Skip the pictures and repeat each line of the data exactly.

**Dataset excerpt**.
------
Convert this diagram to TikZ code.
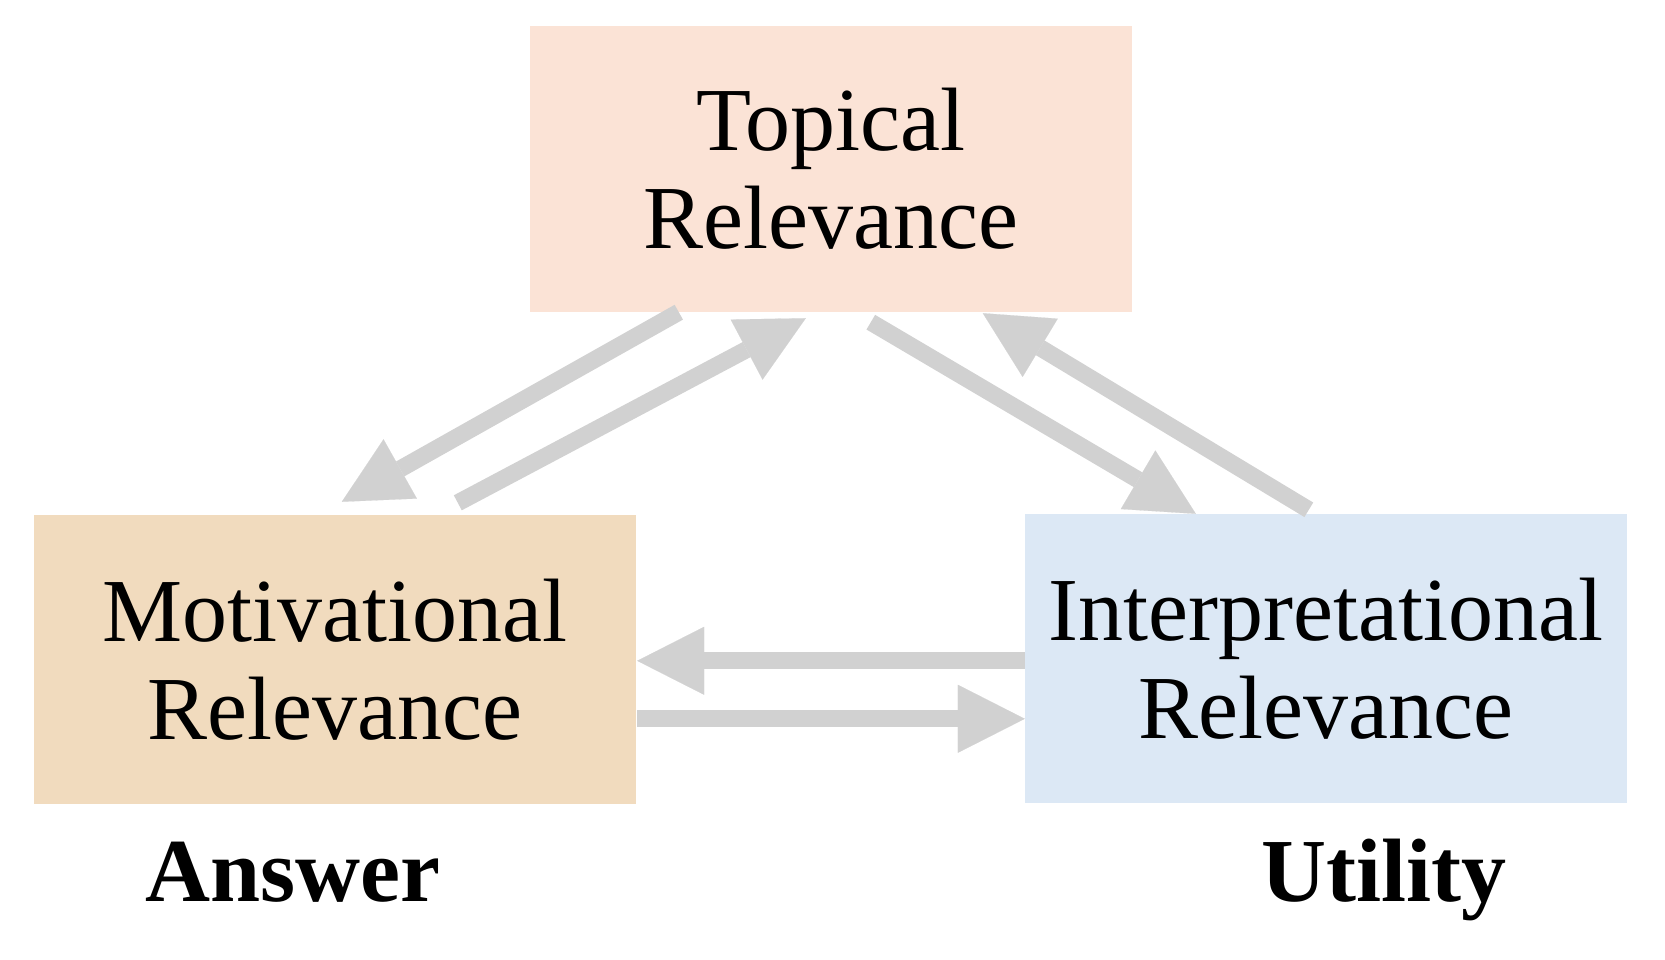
\documentclass[tikz,border=0pt]{standalone}
\usepackage{fontspec}
\setmainfont{Liberation Serif}
\usetikzlibrary{arrows.meta,calc}
\definecolor{topfill}{HTML}{FBE3D6}
\definecolor{motfill}{HTML}{F1DBBE}
\definecolor{intfill}{HTML}{DCE8F5}
\definecolor{arrgray}{HTML}{D1D1D1}
\tikzset{
  relbox/.style={minimum width=602pt, minimum height=288pt, inner sep=0pt, align=center,
    font=\fontsize{90}{98}\selectfont},
  tag/.style={anchor=base, inner sep=0pt, font=\fontsize{90}{98}\selectfont\bfseries},
  flow/.style={draw=arrgray, line width=17pt, line cap=butt,
    -{Triangle[length=67pt,width=68pt,line width=0.1pt,fill=arrgray]}}
}
\begin{document}
\begin{tikzpicture}[x=1pt,y=-1pt]
\useasboundingbox (0,0) rectangle (1665,960);
\fill[white] (0,0) rectangle (1665,960);
\node[relbox, fill=topfill, minimum height=286pt] (top) at (831,169) {Topical\\Relevance};
\node[relbox, fill=motfill, minimum height=289pt] (mot) at (335,659.5) {Motivational\\Relevance};
\node[relbox, fill=intfill, minimum height=289pt] (int) at (1326,658.5) {Interpretational\\Relevance};
\node[tag] (ans) at (293,901) {Answer};
\node[tag] (uti) at (1384,901) {Utility};
% diagonal arrows
\draw[flow] ($(top.south west)+(149,0)$) -- ($(mot.north west)+(308,-13)$);
\draw[flow] ($(mot.north west)+(424,-12)$) -- ($(top.south west)+(276,6)$);
\draw[flow] ($(top.south west)+(341,10)$) -- ($(int.north west)+(171,0)$);
\draw[flow] ($(int.north west)+(284,-4)$) -- ($(top.south west)+(453,1)$);
% horizontal arrows
\draw[flow] ($(int.north west)+(0,147)$) -- ($(mot.north east)+(1,146)$);
\draw[flow] ($(mot.north east)+(1,204)$) -- ($(int.north west)+(0,205)$);
\end{tikzpicture}
\end{document}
------
**The answer**.
Convert this diagram to TikZ code.
\documentclass[tikz,border=0pt]{standalone}
\usepackage{fontspec}
\setmainfont{Liberation Serif}
\usetikzlibrary{arrows.meta,calc}
\definecolor{topfill}{HTML}{FBE3D6}
\definecolor{motfill}{HTML}{F1DBBE}
\definecolor{intfill}{HTML}{DCE8F5}
\definecolor{arrgray}{HTML}{D1D1D1}
\tikzset{
  relbox/.style={minimum width=602pt, minimum height=288pt, inner sep=0pt, align=center,
    font=\fontsize{90}{98}\selectfont},
  tag/.style={anchor=base, inner sep=0pt, font=\fontsize{90}{98}\selectfont\bfseries},
  flow/.style={draw=arrgray, line width=17pt, line cap=butt,
    -{Triangle[length=67pt,width=68pt,line width=0.1pt,fill=arrgray]}}
}
\begin{document}
\begin{tikzpicture}[x=1pt,y=-1pt]
\useasboundingbox (0,0) rectangle (1665,960);
\fill[white] (0,0) rectangle (1665,960);
\node[relbox, fill=topfill, minimum height=286pt] (top) at (831,169) {Topical\\Relevance};
\node[relbox, fill=motfill, minimum height=289pt] (mot) at (335,659.5) {Motivational\\Relevance};
\node[relbox, fill=intfill, minimum height=289pt] (int) at (1326,658.5) {Interpretational\\Relevance};
\node[tag] (ans) at (293,901) {Answer};
\node[tag] (uti) at (1384,901) {Utility};
% diagonal arrows
\draw[flow] ($(top.south west)+(149,0)$) -- ($(mot.north west)+(308,-13)$);
\draw[flow] ($(mot.north west)+(424,-12)$) -- ($(top.south west)+(276,6)$);
\draw[flow] ($(top.south west)+(341,10)$) -- ($(int.north west)+(171,0)$);
\draw[flow] ($(int.north west)+(284,-4)$) -- ($(top.south west)+(453,1)$);
% horizontal arrows
\draw[flow] ($(int.north west)+(0,147)$) -- ($(mot.north east)+(1,146)$);
\draw[flow] ($(mot.north east)+(1,204)$) -- ($(int.north west)+(0,205)$);
\end{tikzpicture}
\end{document}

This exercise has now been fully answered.